Com
esta mostra em vídeo o Centro Cultural Banco do Brasil recupera na memória do
público as imagens oníricas de um dos magos do cinema, talvez o maior deles.
Simultaneamente, a tela estará imantada pela figura ao mesmo tempo frágil e
magnética da atriz-ícone de sua obra. Fellini & Gelsomina & Cabiria
& Ginger. Fellini & Masina. Criador & criatura. Federico &
Giulietta.
Em
entrevista publicada em Paris (Le Monde,
09.02.90), Federico Fellini dizia evitar cuidadosamente de ser fazer perguntas,
pois era incapaz de encontrar respostas. No início de cada um de seus filmes,
ele prendia com percevejos, num grande painel de feltro verde, as fotos de
todos aqueles que em um dado momento poderiam ter um papel, mesmo que pequeno,
a representar no projeto. Pouco a pouco, essas fotos invadiam o espaço, se
acotovelavam, ficavam sobrepostas, conquistando seu direito de participação.
Sua vida então era condicionada por
essa grande tapeçaria de rostos, completando um entrelaçamento de figuras,
bilhetes, telegramas, croquis, fragmentos de cenários, notas diversas. No
último dia de trabalho, ele arrancava tudo do painel, machucando os dedos,
esfolando-se com os percevejos. Por um momento, Fellini olhava para o feltro
verde vazio. Depois, como sempre, pegava uma folha em branco e escrevia: “E
agora?”. Sem jamais esquecer a interrogação.

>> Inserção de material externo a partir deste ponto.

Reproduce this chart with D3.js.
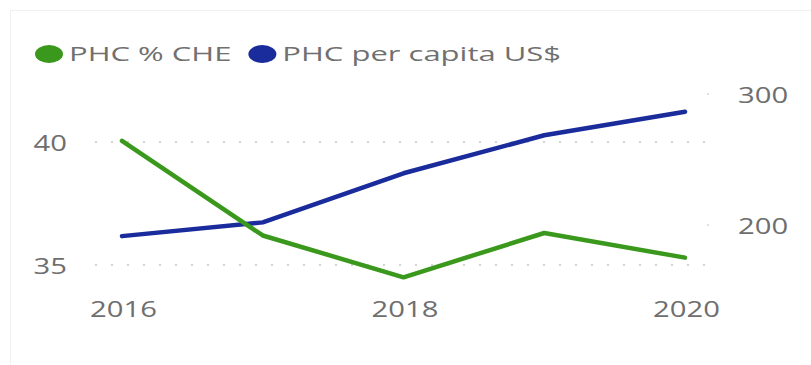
<!DOCTYPE html>
<html>
<head>
<meta charset="utf-8">
<script src="https://cdn.jsdelivr.net/npm/d3@7/dist/d3.min.js"></script>
<style>
  html, body { margin: 0; padding: 0; background: #fff; }
  svg { display: block; font-family: "Open Sans", "Noto Sans", sans-serif; }
</style>
</head>
<body>
<svg id="chart" width="811" height="365"></svg>
<script>
const years = [2016, 2017, 2018, 2019, 2020];
const phcPctChe = [40.05, 36.2, 34.5, 36.3, 35.3];
const phcPerCapita = [191.5, 202, 239.5, 268.5, 286.5];
const leftTicks = [35, 40];
const rightTicks = [200, 300];
const xTicks = [2016, 2018, 2020];
const seriesNames = ["PHC % CHE", "PHC per capita US$"];
const colors = ["#3a991c", "#1a2b9c"];

const svg = d3.select("#chart");
const stretch = 1.55; // reference is horizontally stretched

// card border
svg.append("rect").attr("x", 10.5).attr("y", 10.5).attr("width", 820).attr("height", 400)
  .attr("fill", "none").attr("stroke", "#f0f0f0").attr("stroke-width", 1);

const x = d3.scaleLinear().domain([2016, 2020]).range([122, 685]);
const yL = d3.scaleLinear().domain([35, 40]).range([265, 142]);
const yR = d3.scaleLinear().domain([200, 300]).range([225, 94]);

// left gridlines (dotted)
const grid = svg.append("g");
leftTicks.forEach(t => {
  grid.append("line").attr("x1", 95).attr("x2", 710)
    .attr("y1", yL(t)).attr("y2", yL(t))
    .attr("stroke", "#d4d4d4").attr("stroke-width", 2)
    .attr("stroke-dasharray", "2,14").attr("stroke-linecap", "butt");
});
// right tick dots
rightTicks.forEach(t => {
  grid.append("circle").attr("cx", 708).attr("cy", yR(t)).attr("r", 1).attr("fill", "#d4d4d4");
});

const digitW = 16.7;
function styleLabels(sel) {
  sel.selectAll("text")
    .attr("font-size", 21).attr("fill", "#6e6e6e").attr("dy", "0.35em")
    .style("font-family", '"Open Sans", sans-serif')
    .attr("lengthAdjust", "spacingAndGlyphs")
    .attr("textLength", function () { return this.textContent.length * digitW; });
}

// left axis labels
const lAxis = svg.append("g").attr("transform", "translate(67,1)")
  .call(d3.axisLeft(yL).tickValues(leftTicks).tickFormat(d3.format("d")).tickSize(0).tickPadding(0));
lAxis.select(".domain").remove();
styleLabels(lAxis);

// right axis labels
const rAxis = svg.append("g").attr("transform", "translate(738,1)")
  .call(d3.axisRight(yR).tickValues(rightTicks).tickFormat(d3.format("d")).tickSize(0).tickPadding(0));
rAxis.select(".domain").remove();
styleLabels(rAxis);

// x axis labels
const xAxis = svg.append("g").attr("transform", "translate(1,310)")
  .call(d3.axisBottom(x).tickValues(xTicks).tickFormat(d3.format("d")).tickSize(0).tickPadding(0));
xAxis.select(".domain").remove();
styleLabels(xAxis);

// lines
const lineL = d3.line().x((d, i) => x(years[i])).y(d => yL(d));
const lineR = d3.line().x((d, i) => x(years[i])).y(d => yR(d));

svg.append("path").datum(phcPerCapita).attr("d", lineR)
  .attr("fill", "none").attr("stroke", colors[1]).attr("stroke-width", 4.5)
  .attr("stroke-linecap", "round").attr("stroke-linejoin", "round");
svg.append("path").datum(phcPctChe).attr("d", lineL)
  .attr("fill", "none").attr("stroke", colors[0]).attr("stroke-width", 4.5)
  .attr("stroke-linecap", "round").attr("stroke-linejoin", "round");

// legend
const legend = svg.append("g").attr("transform", "translate(0,54)");
let lx = 35;
seriesNames.forEach((name, i) => {
  legend.append("ellipse").attr("cx", lx + 14).attr("cy", 0).attr("rx", 14).attr("ry", 9).attr("fill", colors[i]);
  const t = legend.append("text").attr("x", lx + 34).attr("y", 0).attr("dy", "0.35em")
    .attr("font-size", 20).attr("fill", "#707070").text(name);
  const w = t.node().getComputedTextLength() * stretch;
  t.attr("lengthAdjust", "spacingAndGlyphs").attr("textLength", w);
  lx = lx + 34 + w + 17;
});
</script>
</body>
</html>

Seus filmes não eram construídos de
imagens, mas construção a partir de imagens, dessas imagens que povoavam seus
sonhos, cristalizadas no painel de feltro. A maior delas estava sem dúvida em
sua própria casa, representada pela figura patética e clownesca de sua mulher,
Giulietta Masina. Foi ela quem melhor encarou a persona clown de Fellini. A
imagem franzina e pungente de Giulietta. Seus olhos, os trejeitos, o andar
gauche, a aparência de quem foi colocada ao acaso no mundo. Giulietta estava
ali e nos seus filmes como se estivesse sempre sobrando, à margem, como num
sonho.
Um ano antes da
entrevista ao Le Monde, Fellini havia
declarado ao La Repubblica (Roma
02.02.89) o seu fascínio pela atmosfera cigana, nômade, apesar de ter renegado
sua verdadeira vocação — a de diretor de teatro de comédias de uma trupe
mambembe, farsesca. Ele dizia que a única ambição de seus filmes era a de fazer
rir: “Jamais me importei com atores do tipo Greta Garbo ou Gary Cooper ou
Marlene Dietrich, com sua exaltação da sensualidade. As deusas e os deuses
nunca me levaram ao cinema. Os comediantes, sim. O herói, a paixão amorosa, me
são estranhos”.
Fellini confessava que ria e se
comovia às lagrimas com os atores cômicos. Com aquela condição clownesca,
circense, do ator que leva um tombo e permanece dentro da tradição do cômico,
para o qual a realidade é totalmente inimiga e lhe causa constantes e concretas
dificuldades. E concluía: “Fazer pensar? Ah, não cabe a mim. Meu cinema não
lhes parece uma arte de fazer rir?”.
Federico Fellini morreu em Roma em
outubro do ano passado. Giulietta Masina não suportou sua ausência. Após 50
anos de casamento, também desapareceu do set e da vida em março último. “E
agora?”. Esta parece ser a eterna pergunta de um fazedor de sonhos, melhor
ainda que Buñuel. Nas mãos, o papel em branco e um atônito percevejo. Giulietta
representava na verdade a soma de todas as imagens que povoavam o painel verde
de Federico. Figuras que se desvanecem no fim de um fade.